--- START OF RECORDED DATA ---
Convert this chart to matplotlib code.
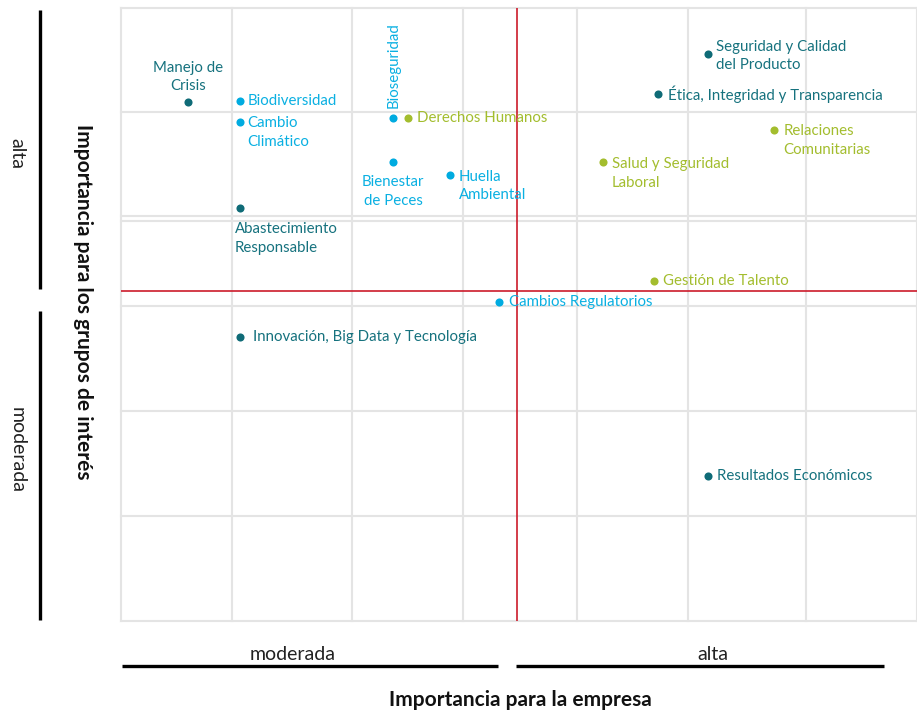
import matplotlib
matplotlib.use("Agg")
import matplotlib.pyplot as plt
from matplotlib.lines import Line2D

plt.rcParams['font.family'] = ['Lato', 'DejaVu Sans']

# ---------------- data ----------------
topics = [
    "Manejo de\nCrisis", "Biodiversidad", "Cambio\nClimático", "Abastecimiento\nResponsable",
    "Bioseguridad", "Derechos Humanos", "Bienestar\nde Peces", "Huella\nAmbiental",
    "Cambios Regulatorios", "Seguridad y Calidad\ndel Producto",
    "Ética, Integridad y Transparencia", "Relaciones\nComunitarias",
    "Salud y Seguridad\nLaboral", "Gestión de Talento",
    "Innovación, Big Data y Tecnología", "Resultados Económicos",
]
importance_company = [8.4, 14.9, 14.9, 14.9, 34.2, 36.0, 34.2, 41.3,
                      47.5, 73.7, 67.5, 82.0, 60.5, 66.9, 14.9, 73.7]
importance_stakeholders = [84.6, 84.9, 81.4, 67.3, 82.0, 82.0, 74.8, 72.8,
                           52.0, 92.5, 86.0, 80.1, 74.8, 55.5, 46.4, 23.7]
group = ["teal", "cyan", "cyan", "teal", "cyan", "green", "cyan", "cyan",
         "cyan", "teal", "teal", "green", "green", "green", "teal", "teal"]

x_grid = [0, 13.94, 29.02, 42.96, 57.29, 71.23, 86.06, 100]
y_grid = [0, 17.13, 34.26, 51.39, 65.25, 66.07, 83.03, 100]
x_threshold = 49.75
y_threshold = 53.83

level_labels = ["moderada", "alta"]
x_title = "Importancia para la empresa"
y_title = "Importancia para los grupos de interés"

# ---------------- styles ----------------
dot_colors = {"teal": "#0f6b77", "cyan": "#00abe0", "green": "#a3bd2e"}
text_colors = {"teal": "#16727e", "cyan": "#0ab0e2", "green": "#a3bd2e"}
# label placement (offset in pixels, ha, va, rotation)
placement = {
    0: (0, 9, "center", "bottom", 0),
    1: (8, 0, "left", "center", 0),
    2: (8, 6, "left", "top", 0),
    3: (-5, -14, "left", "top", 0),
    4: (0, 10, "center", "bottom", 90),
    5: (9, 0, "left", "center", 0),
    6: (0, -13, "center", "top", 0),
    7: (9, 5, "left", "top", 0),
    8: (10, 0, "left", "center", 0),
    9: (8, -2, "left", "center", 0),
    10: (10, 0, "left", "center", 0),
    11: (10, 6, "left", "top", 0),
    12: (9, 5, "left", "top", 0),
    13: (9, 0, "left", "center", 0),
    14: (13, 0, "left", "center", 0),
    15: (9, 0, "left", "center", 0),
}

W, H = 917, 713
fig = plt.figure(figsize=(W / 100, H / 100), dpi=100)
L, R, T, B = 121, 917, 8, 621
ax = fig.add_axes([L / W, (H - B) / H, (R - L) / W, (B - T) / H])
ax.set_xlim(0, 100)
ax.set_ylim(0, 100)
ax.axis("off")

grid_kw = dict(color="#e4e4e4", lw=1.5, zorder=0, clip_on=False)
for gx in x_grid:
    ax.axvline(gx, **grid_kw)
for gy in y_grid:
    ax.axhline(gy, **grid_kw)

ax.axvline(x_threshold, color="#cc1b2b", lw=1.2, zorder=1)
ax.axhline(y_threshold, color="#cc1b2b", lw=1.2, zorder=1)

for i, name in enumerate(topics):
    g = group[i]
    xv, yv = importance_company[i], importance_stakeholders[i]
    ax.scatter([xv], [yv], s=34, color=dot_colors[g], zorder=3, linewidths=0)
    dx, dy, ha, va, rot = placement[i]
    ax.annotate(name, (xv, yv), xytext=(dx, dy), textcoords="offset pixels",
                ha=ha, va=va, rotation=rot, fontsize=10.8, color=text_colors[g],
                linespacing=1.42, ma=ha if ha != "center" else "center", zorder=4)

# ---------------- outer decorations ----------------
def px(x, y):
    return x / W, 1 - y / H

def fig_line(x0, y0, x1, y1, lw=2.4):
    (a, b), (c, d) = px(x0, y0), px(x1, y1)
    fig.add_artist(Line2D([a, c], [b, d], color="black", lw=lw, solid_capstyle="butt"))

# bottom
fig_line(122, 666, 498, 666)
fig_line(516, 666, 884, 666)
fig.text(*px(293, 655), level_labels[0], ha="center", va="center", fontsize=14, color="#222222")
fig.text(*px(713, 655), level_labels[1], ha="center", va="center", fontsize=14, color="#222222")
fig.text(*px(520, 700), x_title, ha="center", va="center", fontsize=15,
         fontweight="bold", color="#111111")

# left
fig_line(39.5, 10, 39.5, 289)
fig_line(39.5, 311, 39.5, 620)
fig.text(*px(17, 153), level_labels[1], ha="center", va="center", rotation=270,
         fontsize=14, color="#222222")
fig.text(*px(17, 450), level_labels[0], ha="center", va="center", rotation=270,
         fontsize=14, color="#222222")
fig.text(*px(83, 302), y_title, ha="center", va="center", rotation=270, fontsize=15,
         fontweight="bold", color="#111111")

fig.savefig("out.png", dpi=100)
--- END OF RECORDED DATA ---
--- START OF RECORDED DATA ---
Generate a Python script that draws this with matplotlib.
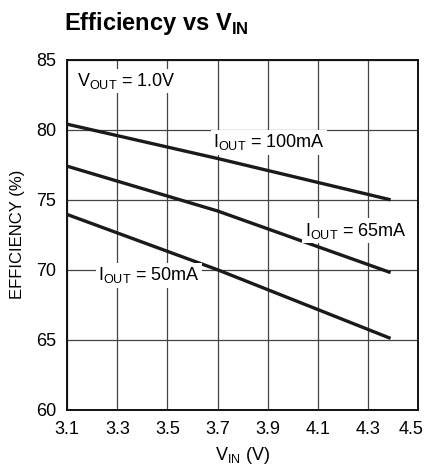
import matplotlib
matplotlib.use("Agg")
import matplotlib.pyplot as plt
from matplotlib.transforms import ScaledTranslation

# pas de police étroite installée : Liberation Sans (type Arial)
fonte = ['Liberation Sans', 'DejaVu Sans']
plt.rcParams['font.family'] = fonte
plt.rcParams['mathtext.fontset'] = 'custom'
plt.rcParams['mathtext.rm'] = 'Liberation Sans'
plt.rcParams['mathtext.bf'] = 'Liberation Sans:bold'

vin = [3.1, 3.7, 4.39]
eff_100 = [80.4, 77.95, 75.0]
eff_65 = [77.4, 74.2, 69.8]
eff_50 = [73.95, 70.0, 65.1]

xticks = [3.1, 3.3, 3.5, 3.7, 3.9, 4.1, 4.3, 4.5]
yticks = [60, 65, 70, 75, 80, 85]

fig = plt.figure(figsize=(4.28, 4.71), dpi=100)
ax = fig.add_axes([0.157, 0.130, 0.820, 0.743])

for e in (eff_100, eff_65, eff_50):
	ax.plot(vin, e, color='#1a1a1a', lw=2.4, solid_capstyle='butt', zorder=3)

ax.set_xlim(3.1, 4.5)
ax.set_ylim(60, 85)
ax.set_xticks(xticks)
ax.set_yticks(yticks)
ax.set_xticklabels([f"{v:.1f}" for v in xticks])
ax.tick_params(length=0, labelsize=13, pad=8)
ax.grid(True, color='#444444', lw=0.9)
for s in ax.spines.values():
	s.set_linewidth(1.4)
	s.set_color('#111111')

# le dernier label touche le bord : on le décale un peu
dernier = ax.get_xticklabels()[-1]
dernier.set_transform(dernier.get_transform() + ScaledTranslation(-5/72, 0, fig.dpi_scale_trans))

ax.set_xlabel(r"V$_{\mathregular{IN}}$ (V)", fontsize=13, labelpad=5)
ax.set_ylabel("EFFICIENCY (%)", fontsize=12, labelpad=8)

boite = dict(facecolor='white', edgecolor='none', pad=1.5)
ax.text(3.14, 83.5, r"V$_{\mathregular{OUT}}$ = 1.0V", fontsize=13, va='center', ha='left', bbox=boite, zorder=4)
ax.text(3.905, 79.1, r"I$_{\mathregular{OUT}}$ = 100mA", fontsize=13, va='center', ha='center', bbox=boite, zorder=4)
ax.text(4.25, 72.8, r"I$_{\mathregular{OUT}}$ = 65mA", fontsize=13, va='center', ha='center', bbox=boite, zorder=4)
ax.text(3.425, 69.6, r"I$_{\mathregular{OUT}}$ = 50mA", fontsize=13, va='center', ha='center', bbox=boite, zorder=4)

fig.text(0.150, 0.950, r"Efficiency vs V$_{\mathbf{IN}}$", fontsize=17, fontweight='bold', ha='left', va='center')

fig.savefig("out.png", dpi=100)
--- END OF RECORDED DATA ---
REQUIREMENTS »
Looking above, find the stretch of lines that opens with the one holding "Generate a Python" and closes with the one holding "plt.rcParams['mathtext.bf'] = 'Liberation". Copy it exactly, pictures excluded.

SOLUTION FOR THIS PROBLEM »
Generate a Python script that draws this with matplotlib.
import matplotlib
matplotlib.use("Agg")
import matplotlib.pyplot as plt
from matplotlib.transforms import ScaledTranslation

# pas de police étroite installée : Liberation Sans (type Arial)
fonte = ['Liberation Sans', 'DejaVu Sans']
plt.rcParams['font.family'] = fonte
plt.rcParams['mathtext.fontset'] = 'custom'
plt.rcParams['mathtext.rm'] = 'Liberation Sans'
plt.rcParams['mathtext.bf'] = 'Liberation Sans:bold'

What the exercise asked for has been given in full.